▸ TASK INSTRUCTIONS: Filter the records below down to lines containing "that".

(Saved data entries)
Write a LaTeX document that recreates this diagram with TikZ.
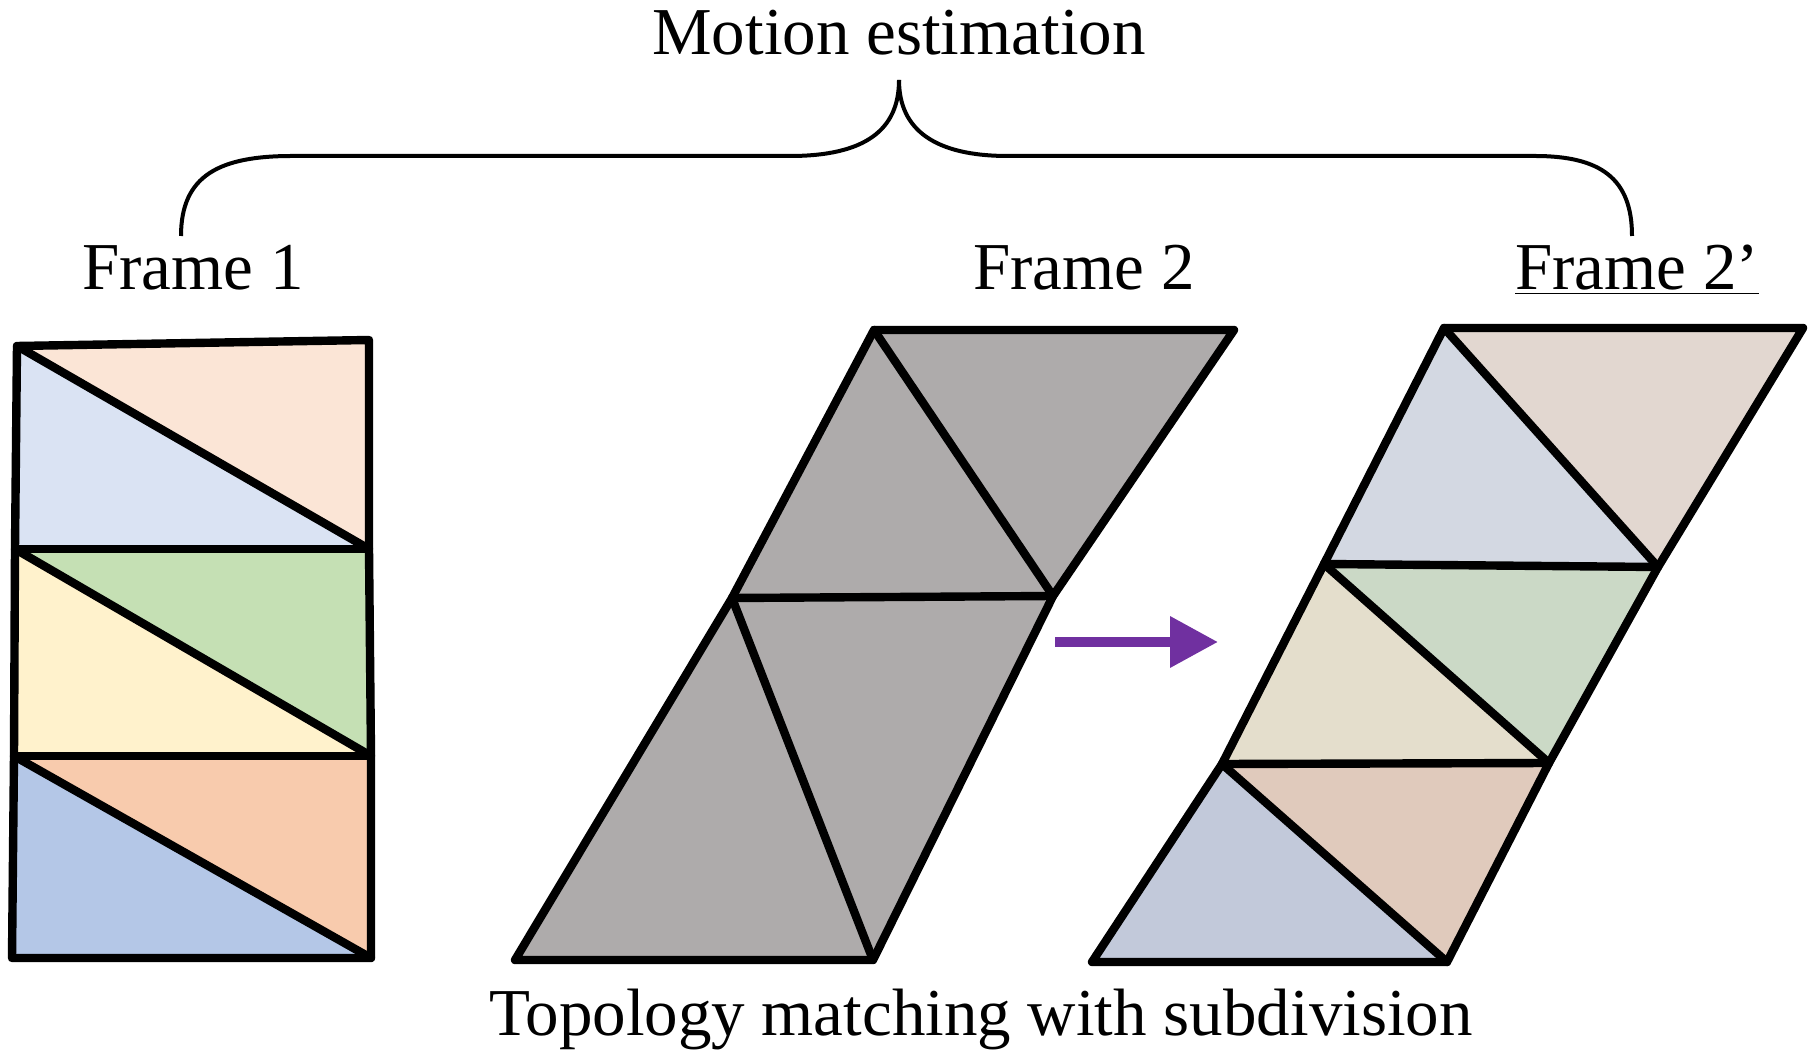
\documentclass[tikz,border=0pt]{standalone}
\usepackage{fontspec}
\setmainfont{Liberation Serif}
\usetikzlibrary{arrows.meta}
\definecolor{pA}{HTML}{FBE5D6}
\definecolor{bA}{HTML}{DAE3F3}
\definecolor{gA}{HTML}{C5E0B4}
\definecolor{yA}{HTML}{FFF2CC}
\definecolor{oA}{HTML}{F8CBAD}
\definecolor{bB}{HTML}{B4C7E7}
\definecolor{grayF}{HTML}{AEABAB}
\definecolor{cTR}{HTML}{E2D7D0}
\definecolor{cTL}{HTML}{D3D8E2}
\definecolor{cMR}{HTML}{CBD9C6}
\definecolor{cML}{HTML}{E4DECC}
\definecolor{cBR}{HTML}{E0CABC}
\definecolor{cBL}{HTML}{C2C9DA}
\definecolor{purp}{HTML}{7030A0}
\tikzset{
  meshline/.style={line width=4.2pt, line cap=round, line join=round, black},
  lbl/.style={anchor=base, inner sep=0pt, font=\fontsize{33.5pt}{38pt}\selectfont},
  bracel/.style={line width=2pt, black},
}
\begin{document}
\begin{tikzpicture}[x=0.5pt,y=-0.5pt]
\useasboundingbox (0,0) rectangle (1808,1052);
% ---------- Frame 1 ----------
\coordinate (A1) at (17,346);
\coordinate (A2) at (369,340);
\coordinate (B1) at (15,549);
\coordinate (B2) at (369,549);
\coordinate (C1) at (14,756);
\coordinate (C2) at (371,756);
\coordinate (D1) at (12,958);
\coordinate (D2) at (371,958);
\fill[pA] (A1) -- (A2) -- (B2) -- cycle;
\fill[bA] (A1) -- (B2) -- (B1) -- cycle;
\fill[gA] (B1) -- (B2) -- (C2) -- cycle;
\fill[yA] (B1) -- (C2) -- (C1) -- cycle;
\fill[oA] (C1) -- (C2) -- (D2) -- cycle;
\fill[bB] (C1) -- (D2) -- (D1) -- cycle;
\draw[meshline] (A1) -- (A2) -- (B2) -- (C2) -- (D2) -- (D1) -- (C1) -- (B1) -- cycle;
\draw[meshline] (B1) -- (B2);
\draw[meshline] (C1) -- (C2);
\draw[meshline] (A1) -- (B2);
\draw[meshline] (B1) -- (C2);
\draw[meshline] (C1) -- (D2);
% ---------- Frame 2 ----------
\coordinate (P1) at (874,330);
\coordinate (P2) at (1234,330);
\coordinate (P3) at (732,598);
\coordinate (P4) at (1053,596);
\coordinate (P5) at (515,960);
\coordinate (P6) at (873,960);
\fill[grayF] (P1) -- (P2) -- (P4) -- (P6) -- (P5) -- (P3) -- cycle;
\draw[meshline] (P1) -- (P2) -- (P4) -- (P6) -- (P5) -- (P3) -- cycle;
\draw[meshline] (P3) -- (P4);
\draw[meshline] (P1) -- (P4);
\draw[meshline] (P3) -- (P6);
% ---------- arrow ----------
\coordinate (arrS) at (1055,642);
\coordinate (arrE) at (1218,642);
\draw[purp, line width=5pt, -{Triangle[length=24pt,width=24.5pt]}] (arrS) -- (arrE);
% ---------- Frame 2' ----------
\coordinate (Q1) at (1444,328);
\coordinate (Q2) at (1803,328);
\coordinate (Q3) at (1324,564);
\coordinate (Q4) at (1658,567);
\coordinate (Q5) at (1222,764);
\coordinate (Q6) at (1549,763);
\coordinate (Q7) at (1092,962);
\coordinate (Q8) at (1447,962);
\fill[cTR] (Q1) -- (Q2) -- (Q4) -- cycle;
\fill[cTL] (Q1) -- (Q4) -- (Q3) -- cycle;
\fill[cMR] (Q3) -- (Q4) -- (Q6) -- cycle;
\fill[cML] (Q3) -- (Q6) -- (Q5) -- cycle;
\fill[cBR] (Q5) -- (Q6) -- (Q8) -- cycle;
\fill[cBL] (Q5) -- (Q8) -- (Q7) -- cycle;
\draw[meshline] (Q1) -- (Q2) -- (Q4) -- (Q6) -- (Q8) -- (Q7) -- (Q5) -- (Q3) -- cycle;
\draw[meshline] (Q3) -- (Q4);
\draw[meshline] (Q5) -- (Q6);
\draw[meshline] (Q1) -- (Q4);
\draw[meshline] (Q3) -- (Q6);
\draw[meshline] (Q5) -- (Q8);
% ---------- labels ----------
\node[lbl] (motion) at (899,55) {Motion estimation};
\node[lbl] (f1) at (193,290) {Frame 1};
\node[lbl] (f2) at (1084,290) {Frame 2};
\node[lbl] (f2p) at (1637,290) {\underline{Frame 2’}};
\node[lbl] (topo) at (981,1035) {Topology matching with subdivision};
% ---------- brace ----------
\coordinate (brL) at (181,236);
\coordinate (brT) at (899,80);
\coordinate (brR) at (1632,236);
\draw[bracel] (brL) .. controls (181,175) and (220,156) .. (292,156)
  -- (790,156) .. controls (865,156) and (899,130) .. (brT);
\draw[bracel] (brT) .. controls (899,130) and (935,156) .. (1008,156)
  -- (1535,156) .. controls (1600,156) and (1632,178) .. (brR);
\end{tikzpicture}
\end{document}
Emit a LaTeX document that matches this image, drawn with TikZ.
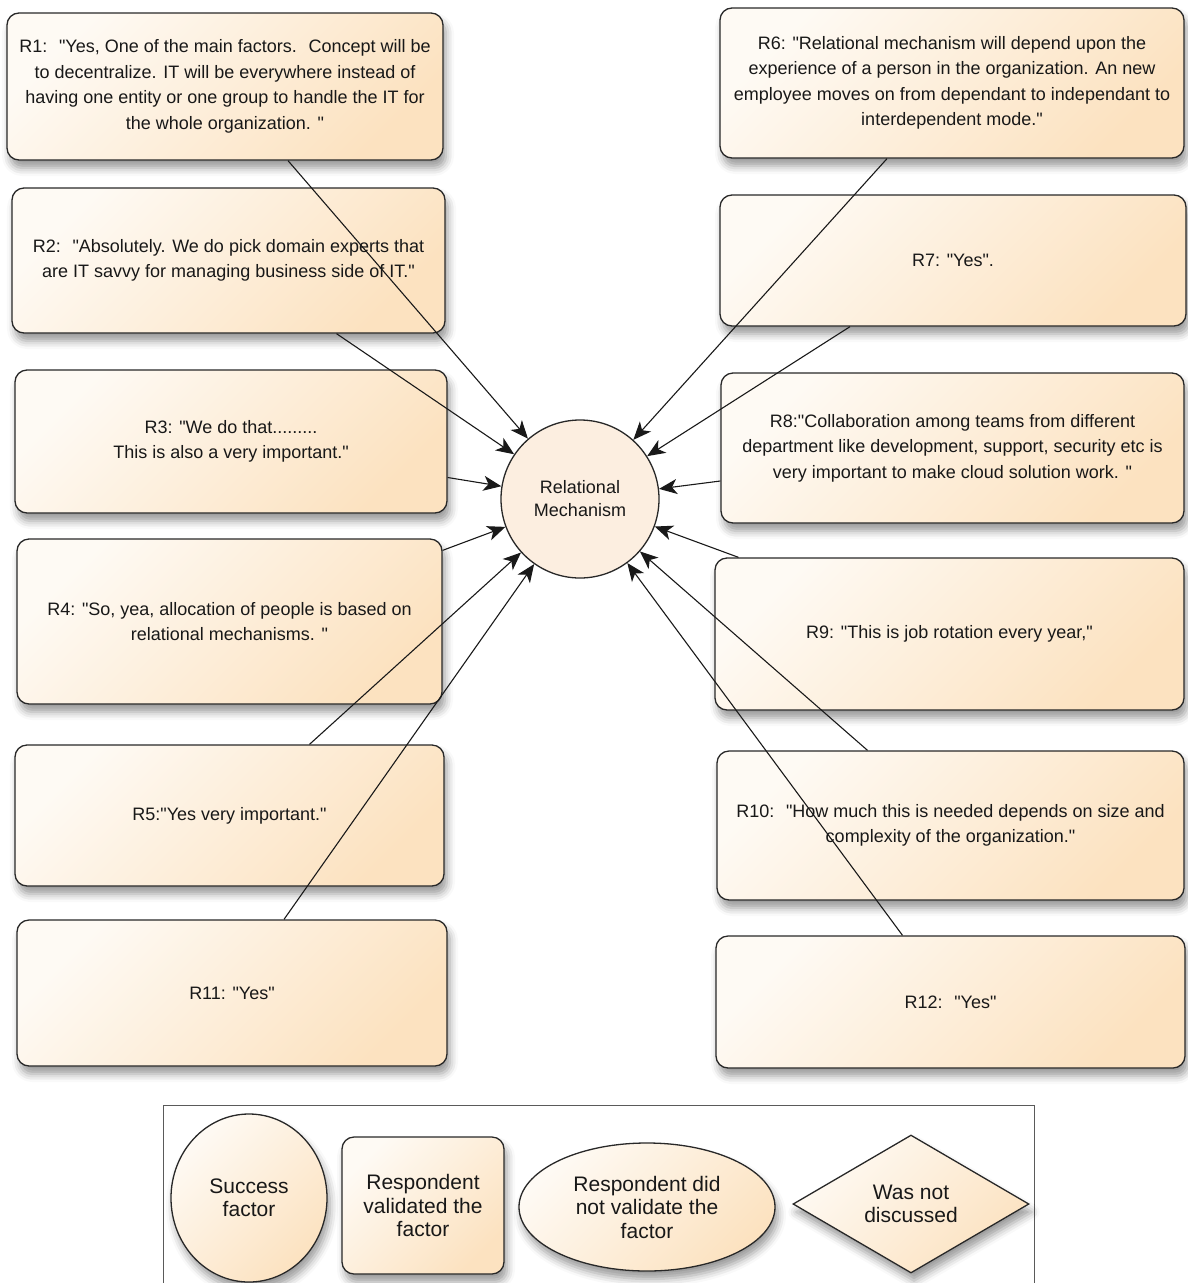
\documentclass[tikz,border=0pt]{standalone}
\usepackage{fontspec}
\setmainfont{Liberation Sans}[Ligatures=TeXOff]
\usetikzlibrary{arrows.meta,shapes.geometric,shadows.blur}

\definecolor{boxlight}{RGB}{254,250,244}
\definecolor{boxpeach}{RGB}{252,226,192}
\definecolor{circfill}{RGB}{252,238,224}
\definecolor{inkcol}{RGB}{24,24,24}
\definecolor{edgecol}{RGB}{40,40,40}
\definecolor{framecol}{RGB}{90,90,90}

\begin{document}
\begin{tikzpicture}[x=1pt,y=-1pt,
  softshadow/.style={blur shadow={shadow xshift=3pt,shadow yshift=-8pt,
      shadow blur radius=8pt,shadow opacity=40}},
  peachfill/.style={top color=boxlight,bottom color=boxpeach,shading angle=45},
  quote/.style={draw=edgecol,line width=1.3pt,rounded corners=12pt,peachfill,
      softshadow,align=center,text=inkcol,inner sep=0pt,
      font=\fontsize{18}{25.5}\selectfont},
  factor/.style={circle,draw=edgecol,line width=1.3pt,fill=circfill,
      minimum size=158pt,inner sep=0pt,align=center,text=inkcol,
      font=\fontsize{18}{23}\selectfont},
  legendshape/.style={draw=edgecol,line width=1.3pt,peachfill,softshadow,
      inner sep=0pt,align=center,text=inkcol,font=\fontsize{21}{23.5}\selectfont},
  feed/.style={draw=black!90,line width=1.1pt,
      -{Stealth[length=18pt,width=15pt,inset=5pt]}}
]
\useasboundingbox (0,0) rectangle (1187,1283);

% central success factor
\node[factor] (c) at (580,499) {Relational\\Mechanism};

% respondent statements, left column
\node[quote,minimum width=436pt,minimum height=147pt] (r1) at (225,86.5)
  {R1: ~"Yes, One of the main factors. ~Concept will be\\
   to decentralize. IT will be everywhere instead of\\
   having one entity or one group to handle the IT for\\
   the whole organization. "};
\node[quote,minimum width=433pt,minimum height=145pt] (r2) at (228.5,260.5)
  {R2: ~"Absolutely. We do pick domain experts that\\
   are IT savvy for managing business side of IT."};
\node[quote,minimum width=432pt,minimum height=143pt] (r3) at (231,441.5)
  {R3: "We do that.........\\ This is also a very important."};
\node[quote,minimum width=425pt,minimum height=165pt] (r4) at (229.5,621.5)
  {R4: "So, yea, allocation of people is based on\\
   relational mechanisms. "};
\node[quote,minimum width=429pt,minimum height=141pt] (r5) at (229.5,815.5)
  {R5:"Yes very important."};
\node[quote,minimum width=430pt,minimum height=146pt] (r11) at (232,993)
  {R11: "Yes"};

% respondent statements, right column
\node[quote,minimum width=464pt,minimum height=150pt] (r6) at (952,83)
  {R6: "Relational mechanism will depend upon the\\
   experience of a person in the organization. An new\\
   employee moves on from dependant to independant to\\
   interdependent mode."};
\node[quote,minimum width=466pt,minimum height=131pt] (r7) at (953,260.5)
  {R7: "Yes".};
\node[quote,minimum width=463pt,minimum height=150pt] (r8) at (952.5,448)
  {R8:"Collaboration among teams from different\\
   department like development, support, security etc is\\
   very important to make cloud solution work. "};
\node[quote,minimum width=469pt,minimum height=152pt] (r9) at (949.5,634)
  {R9: "This is job rotation every year,"};
\node[quote,minimum width=467pt,minimum height=149pt] (r10) at (950.5,825.5)
  {R10: ~"How much this is needed depends on size and\\
   complexity of the organization."};
\node[quote,minimum width=469pt,minimum height=132pt] (r12) at (950.5,1002)
  {R12: ~"Yes"};

% every statement feeds the factor
\draw[feed] ([xshift=63pt]r1.south) -- (c);
\draw[feed] ([xshift=108pt]r2.south) -- (c);
\draw[feed] ([yshift=-36pt]r3.east) -- (c);
\draw[feed] ([yshift=-12pt]r4.north east) -- (c);
\draw[feed] ([xshift=80pt]r5.north) -- (c);
\draw[feed] ([xshift=52pt]r11.north) -- (c);
\draw[feed] ([xshift=-65pt]r6.south) -- (c);
\draw[feed] ([xshift=-103pt]r7.south) -- (c);
\draw[feed] ([yshift=-33pt]r8.west) -- (c);
\draw[feed] ([xshift=-211pt]r9.north) -- (c);
\draw[feed] ([xshift=-83pt]r10.north) -- (c);
\draw[feed] ([xshift=-48pt]r12.north) -- (c);

% legend
\draw[framecol,line width=1pt] (163,1300) -- (163,1105) -- (1034,1105) -- (1034,1300);
\node[legendshape,ellipse,minimum width=156pt,minimum height=168pt] (lg1) at (249,1198)
  {Success\\factor};
\node[legendshape,rounded corners=12pt,minimum width=162pt,minimum height=137pt] (lg2) at (423,1205.5)
  {Respondent\\validated the\\factor};
\node[legendshape,ellipse,minimum width=256pt,minimum height=128pt] (lg3) at (647,1207)
  {Respondent did\\not validate the\\factor};
\node[legendshape,diamond,aspect=1.7,minimum width=236pt,minimum height=138pt] (lg4) at (911,1204)
  {Was not\\discussed};
\end{tikzpicture}
\end{document}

▸ PROBLEM SOLUTION:
Write a LaTeX document that recreates this diagram with TikZ.
Emit a LaTeX document that matches this image, drawn with TikZ.
  {R2: ~"Absolutely. We do pick domain experts that\\
  {R3: "We do that.........\\ This is also a very important."};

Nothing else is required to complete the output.